Die Wünsche der Eltern scheinen da jedoch in eine andere Richtung zu gehen. Auf zwölf freie Plätze für Hochbegabte hatte der Kindergarten jüngst über 170 Bewerbungen aus dem hannoverschen Stadtgebiet. In vier Probetagen werden die Kleinen getestet, müssen sie zu Hammer, Feile, Säge den richtigen Oberbegriff nennen oder herausfinden, welches weitere von sechs Rechtecken zu einer Reihe von farbigen und gemusterten Symbolen paßt. Durch diesen Intelligenztest erkenne man, daß die Dreijährigen tatsächlich zu jenen zwei bis fünf Prozent Hochgegatten eines jeden Alterjahrganges gehörten, versichert Frau Hartmann. Allerdings weiß die Psychologin sehr wohl, daß sie auch mit den Tests letzlich nur einen Entwicklungsvorsprung mißt: „Natürlich kann dieser Vorsprung auch wieder verloren gehen und sich einer Normalbegabung annähern“.

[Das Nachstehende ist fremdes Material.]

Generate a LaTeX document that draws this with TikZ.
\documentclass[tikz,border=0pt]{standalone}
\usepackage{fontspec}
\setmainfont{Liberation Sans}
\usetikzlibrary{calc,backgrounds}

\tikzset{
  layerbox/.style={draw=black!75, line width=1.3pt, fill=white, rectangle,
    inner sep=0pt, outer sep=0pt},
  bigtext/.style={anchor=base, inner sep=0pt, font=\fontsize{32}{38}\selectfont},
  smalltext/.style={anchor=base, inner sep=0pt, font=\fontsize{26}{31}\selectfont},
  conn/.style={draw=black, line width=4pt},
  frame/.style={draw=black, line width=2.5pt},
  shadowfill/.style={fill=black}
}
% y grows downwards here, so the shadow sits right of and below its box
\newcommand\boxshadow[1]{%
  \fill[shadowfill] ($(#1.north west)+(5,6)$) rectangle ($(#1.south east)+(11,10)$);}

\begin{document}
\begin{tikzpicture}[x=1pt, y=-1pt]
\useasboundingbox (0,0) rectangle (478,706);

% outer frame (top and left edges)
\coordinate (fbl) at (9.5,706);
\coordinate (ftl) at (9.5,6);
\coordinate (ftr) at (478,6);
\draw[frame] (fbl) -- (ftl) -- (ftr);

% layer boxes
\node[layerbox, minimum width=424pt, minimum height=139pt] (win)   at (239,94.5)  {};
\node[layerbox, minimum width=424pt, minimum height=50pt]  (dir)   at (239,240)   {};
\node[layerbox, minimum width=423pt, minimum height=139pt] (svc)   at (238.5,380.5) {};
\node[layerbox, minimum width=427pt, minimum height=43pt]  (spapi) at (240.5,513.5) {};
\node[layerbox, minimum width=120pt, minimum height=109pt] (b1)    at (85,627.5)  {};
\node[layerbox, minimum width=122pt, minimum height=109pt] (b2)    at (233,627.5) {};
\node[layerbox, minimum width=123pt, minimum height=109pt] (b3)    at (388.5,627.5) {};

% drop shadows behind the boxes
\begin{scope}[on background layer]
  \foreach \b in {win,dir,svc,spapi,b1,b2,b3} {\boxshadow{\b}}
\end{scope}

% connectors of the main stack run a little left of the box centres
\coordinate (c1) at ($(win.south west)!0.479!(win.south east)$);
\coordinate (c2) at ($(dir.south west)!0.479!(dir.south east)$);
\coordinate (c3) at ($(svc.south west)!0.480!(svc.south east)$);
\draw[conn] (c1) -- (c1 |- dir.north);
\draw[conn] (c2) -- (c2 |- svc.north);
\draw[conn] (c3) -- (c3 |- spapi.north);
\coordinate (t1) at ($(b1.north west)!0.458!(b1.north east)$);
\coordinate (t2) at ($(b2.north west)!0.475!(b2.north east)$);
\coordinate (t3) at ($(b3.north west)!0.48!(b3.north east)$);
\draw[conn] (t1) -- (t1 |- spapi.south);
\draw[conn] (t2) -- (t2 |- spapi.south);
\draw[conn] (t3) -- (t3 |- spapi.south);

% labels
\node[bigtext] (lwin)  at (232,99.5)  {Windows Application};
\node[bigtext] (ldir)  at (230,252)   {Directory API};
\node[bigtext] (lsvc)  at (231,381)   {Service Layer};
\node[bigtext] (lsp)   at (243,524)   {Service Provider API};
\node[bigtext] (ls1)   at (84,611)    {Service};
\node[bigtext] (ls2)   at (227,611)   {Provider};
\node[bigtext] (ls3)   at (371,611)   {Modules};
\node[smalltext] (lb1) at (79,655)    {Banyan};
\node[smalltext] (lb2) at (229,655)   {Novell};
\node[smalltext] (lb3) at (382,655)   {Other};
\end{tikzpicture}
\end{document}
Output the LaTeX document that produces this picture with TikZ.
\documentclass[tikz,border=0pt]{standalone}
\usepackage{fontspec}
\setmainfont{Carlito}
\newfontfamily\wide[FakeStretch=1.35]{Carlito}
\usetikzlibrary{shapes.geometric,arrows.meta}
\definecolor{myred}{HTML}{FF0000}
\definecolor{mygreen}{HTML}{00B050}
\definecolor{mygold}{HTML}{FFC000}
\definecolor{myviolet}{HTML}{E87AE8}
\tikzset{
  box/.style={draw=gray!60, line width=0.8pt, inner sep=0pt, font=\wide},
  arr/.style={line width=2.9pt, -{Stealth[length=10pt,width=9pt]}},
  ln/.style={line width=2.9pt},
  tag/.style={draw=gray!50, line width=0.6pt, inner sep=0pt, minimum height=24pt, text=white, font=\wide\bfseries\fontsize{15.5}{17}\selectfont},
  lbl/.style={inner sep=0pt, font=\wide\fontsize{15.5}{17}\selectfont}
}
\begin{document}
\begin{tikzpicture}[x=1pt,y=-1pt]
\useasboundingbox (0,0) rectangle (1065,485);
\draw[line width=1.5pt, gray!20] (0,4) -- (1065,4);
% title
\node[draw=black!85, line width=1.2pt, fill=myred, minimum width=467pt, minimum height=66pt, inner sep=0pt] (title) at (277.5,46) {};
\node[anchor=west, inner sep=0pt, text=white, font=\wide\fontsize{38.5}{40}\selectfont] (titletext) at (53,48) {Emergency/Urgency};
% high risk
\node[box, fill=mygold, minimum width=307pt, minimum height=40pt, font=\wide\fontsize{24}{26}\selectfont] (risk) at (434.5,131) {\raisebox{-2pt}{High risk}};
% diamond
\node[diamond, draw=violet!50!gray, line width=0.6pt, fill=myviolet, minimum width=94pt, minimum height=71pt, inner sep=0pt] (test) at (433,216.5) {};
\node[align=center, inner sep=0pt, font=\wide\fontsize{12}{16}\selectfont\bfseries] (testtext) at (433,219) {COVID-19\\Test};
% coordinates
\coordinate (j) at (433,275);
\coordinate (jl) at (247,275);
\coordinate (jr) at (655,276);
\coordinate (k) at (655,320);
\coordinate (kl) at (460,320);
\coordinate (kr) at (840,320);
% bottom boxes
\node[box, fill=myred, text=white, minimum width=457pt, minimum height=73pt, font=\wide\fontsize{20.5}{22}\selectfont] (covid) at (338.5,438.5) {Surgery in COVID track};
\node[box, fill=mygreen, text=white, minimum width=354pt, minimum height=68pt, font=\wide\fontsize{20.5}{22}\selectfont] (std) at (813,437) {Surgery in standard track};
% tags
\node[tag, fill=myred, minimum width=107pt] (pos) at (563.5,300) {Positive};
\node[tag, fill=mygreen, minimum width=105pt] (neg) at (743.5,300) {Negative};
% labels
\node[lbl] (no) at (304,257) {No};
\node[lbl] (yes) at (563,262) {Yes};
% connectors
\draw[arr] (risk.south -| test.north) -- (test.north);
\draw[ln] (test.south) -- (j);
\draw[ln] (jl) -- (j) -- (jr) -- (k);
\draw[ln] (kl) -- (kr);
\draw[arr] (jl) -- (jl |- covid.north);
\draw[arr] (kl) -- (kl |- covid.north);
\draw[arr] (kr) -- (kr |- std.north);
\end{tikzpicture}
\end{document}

Die Karg-Stiftung, in derem Vorstand die CDU-Politikerin Hanna-Renate Laurien sitzt, hat allerdings mit den aufgeweckten Dreijährigen durchaus Größeres vor. „Nichts ist für eine Nation und ein Volk insgesamt von größerem Nachteil als die gewollte und auch ungewollte Brache auf dem Feld begabter junger Menschen“, lautet die „Erkenntnis“, die den ehemaligen Hertie-Eigner Hans-Georg Karg zur Gründung einer Hochbegabtenstiftung veranlaßte. Für den um die Elite der Nation besorgten Mäzen ist „nichts ungerechter als die gleiche Behandlung Ungleicher“. 5,4 Millionen Mark hat die komfortable Kindertagesstätte gekostet. Die Kleinen fühlen sich einfach wohl, „kommende Elite“ sagt ihnen nichts. Vom Gebäude abgesehen findet sich „auf Anhieb kein Unterschied zu einem normalen Kindergarten“, meint Psychologin Hartmann und ist „richtig froh, daß die Kinder nicht auffällig sind“.